**Task prompt**.
Copy the data that follows exactly. Include no pictures.

**Recorded data**.

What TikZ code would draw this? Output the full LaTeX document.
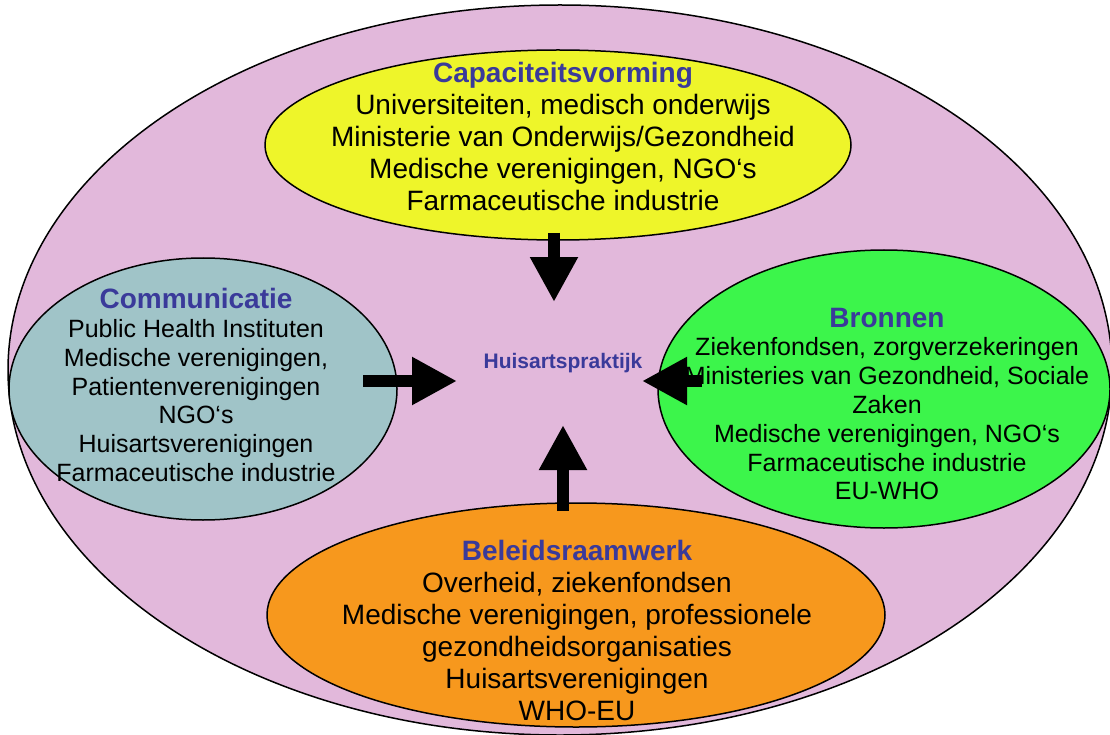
\documentclass[tikz,border=0pt]{standalone}
\usepackage{fontspec}
\setmainfont{Liberation Sans}
\usetikzlibrary{shapes.geometric,arrows.meta}
\definecolor{outerpink}{RGB}{226,184,219}
\definecolor{capyellow}{RGB}{238,245,42}
\definecolor{comteal}{RGB}{160,196,200}
\definecolor{brongreen}{RGB}{60,245,75}
\definecolor{beleidorange}{RGB}{247,152,29}
\definecolor{titleblue}{RGB}{58,58,154}
\tikzset{
  oval/.style={ellipse, draw=black, line width=1.5pt, inner sep=0pt},
  bodytext/.style={align=center, inner sep=0pt, text=black},
  bigtext/.style={bodytext, font=\fontsize{28}{32}\selectfont},
  smalltext/.style={bodytext, font=\fontsize{25}{28.8}\selectfont},
  blockarrow/.style={line width=12pt, -{Triangle[length=45pt,width=45pt]}},
}
\newcommand{\ttl}[1]{{\color{titleblue}\bfseries #1}}
\begin{document}
\begin{tikzpicture}[x=1pt,y=-1pt]
\useasboundingbox (0,0) rectangle (1110,735);
% outer ellipse
\node[oval, fill=outerpink, minimum width=1104pt, minimum height=730pt] (outer) at (560,370) {};
% inner ellipses
\node[oval, fill=capyellow, minimum width=586pt, minimum height=190pt] (cap) at (558,145) {};
\node[oval, fill=comteal, minimum width=388pt, minimum height=262pt] (com) at (203,389) {};
\node[oval, fill=brongreen, minimum width=452pt, minimum height=278pt] (bron) at (884,389) {};
\node[oval, fill=beleidorange, minimum width=618pt, minimum height=224pt] (bel) at (576,615) {};
% texts
\node[bigtext] (captext) at (563,136) {\ttl{Capaciteitsvorming}\\Universiteiten, medisch onderwijs\\Ministerie van Onderwijs/Gezondheid\\Medische verenigingen, NGO‘s\\Farmaceutische industrie};
\node[smalltext] (comtext) at (196,385) {{\fontsize{28}{32}\selectfont\ttl{Communicatie}}\\Public Health Instituten\\Medische verenigingen,\\Patientenverenigingen\\NGO‘s\\Huisartsverenigingen\\Farmaceutische industrie};
\node[smalltext] (brontext) at (887,404) {{\fontsize{28}{32}\selectfont\ttl{Bronnen}}\\Ziekenfondsen, zorgverzekeringen\\Ministeries van Gezondheid, Sociale\\Zaken\\Medische verenigingen, NGO‘s\\Farmaceutische industrie\\EU-WHO};
\node[bigtext] (beltext) at (577,630) {\ttl{Beleidsraamwerk}\\Overheid, ziekenfondsen\\Medische verenigingen, professionele\\gezondheidsorganisaties\\Huisartsverenigingen\\WHO-EU};
\node[inner sep=0pt, font=\fontsize{21}{24}\selectfont\bfseries, text=titleblue] (huis) at (563,363) {Huisartspraktijk};
% arrow end points
\coordinate (capout) at (554,233);
\coordinate (capin) at (554,302);
\coordinate (comout) at (363,381);
\coordinate (comin) at (457,381);
\coordinate (bronout) at (702,381);
\coordinate (bronin) at (642,381);
\coordinate (belout) at (563,511);
\coordinate (belin) at (563,425);
\draw[blockarrow] (capout) -- (capin);
\draw[blockarrow] (comout) -- (comin);
\draw[blockarrow] (bronout) -- (bronin);
\draw[blockarrow] (belout) -- (belin);
\end{tikzpicture}
\end{document}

**Result of this task**.
What TikZ code would draw this? Output the full LaTeX document.
\documentclass[tikz,border=0pt]{standalone}
\usepackage{fontspec}
\setmainfont{Liberation Sans}
\usetikzlibrary{shapes.geometric,arrows.meta}
\definecolor{outerpink}{RGB}{226,184,219}
\definecolor{capyellow}{RGB}{238,245,42}
\definecolor{comteal}{RGB}{160,196,200}
\definecolor{brongreen}{RGB}{60,245,75}
\definecolor{beleidorange}{RGB}{247,152,29}
\definecolor{titleblue}{RGB}{58,58,154}
\tikzset{
  oval/.style={ellipse, draw=black, line width=1.5pt, inner sep=0pt},
  bodytext/.style={align=center, inner sep=0pt, text=black},
  bigtext/.style={bodytext, font=\fontsize{28}{32}\selectfont},
  smalltext/.style={bodytext, font=\fontsize{25}{28.8}\selectfont},
  blockarrow/.style={line width=12pt, -{Triangle[length=45pt,width=45pt]}},
}
\newcommand{\ttl}[1]{{\color{titleblue}\bfseries #1}}
\begin{document}
\begin{tikzpicture}[x=1pt,y=-1pt]
\useasboundingbox (0,0) rectangle (1110,735);
% outer ellipse
\node[oval, fill=outerpink, minimum width=1104pt, minimum height=730pt] (outer) at (560,370) {};
% inner ellipses
\node[oval, fill=capyellow, minimum width=586pt, minimum height=190pt] (cap) at (558,145) {};
\node[oval, fill=comteal, minimum width=388pt, minimum height=262pt] (com) at (203,389) {};
\node[oval, fill=brongreen, minimum width=452pt, minimum height=278pt] (bron) at (884,389) {};
\node[oval, fill=beleidorange, minimum width=618pt, minimum height=224pt] (bel) at (576,615) {};
% texts
\node[bigtext] (captext) at (563,136) {\ttl{Capaciteitsvorming}\\Universiteiten, medisch onderwijs\\Ministerie van Onderwijs/Gezondheid\\Medische verenigingen, NGO‘s\\Farmaceutische industrie};
\node[smalltext] (comtext) at (196,385) {{\fontsize{28}{32}\selectfont\ttl{Communicatie}}\\Public Health Instituten\\Medische verenigingen,\\Patientenverenigingen\\NGO‘s\\Huisartsverenigingen\\Farmaceutische industrie};
\node[smalltext] (brontext) at (887,404) {{\fontsize{28}{32}\selectfont\ttl{Bronnen}}\\Ziekenfondsen, zorgverzekeringen\\Ministeries van Gezondheid, Sociale\\Zaken\\Medische verenigingen, NGO‘s\\Farmaceutische industrie\\EU-WHO};
\node[bigtext] (beltext) at (577,630) {\ttl{Beleidsraamwerk}\\Overheid, ziekenfondsen\\Medische verenigingen, professionele\\gezondheidsorganisaties\\Huisartsverenigingen\\WHO-EU};
\node[inner sep=0pt, font=\fontsize{21}{24}\selectfont\bfseries, text=titleblue] (huis) at (563,363) {Huisartspraktijk};
% arrow end points
\coordinate (capout) at (554,233);
\coordinate (capin) at (554,302);
\coordinate (comout) at (363,381);
\coordinate (comin) at (457,381);
\coordinate (bronout) at (702,381);
\coordinate (bronin) at (642,381);
\coordinate (belout) at (563,511);
\coordinate (belin) at (563,425);
\draw[blockarrow] (capout) -- (capin);
\draw[blockarrow] (comout) -- (comin);
\draw[blockarrow] (bronout) -- (bronin);
\draw[blockarrow] (belout) -- (belin);
\end{tikzpicture}
\end{document}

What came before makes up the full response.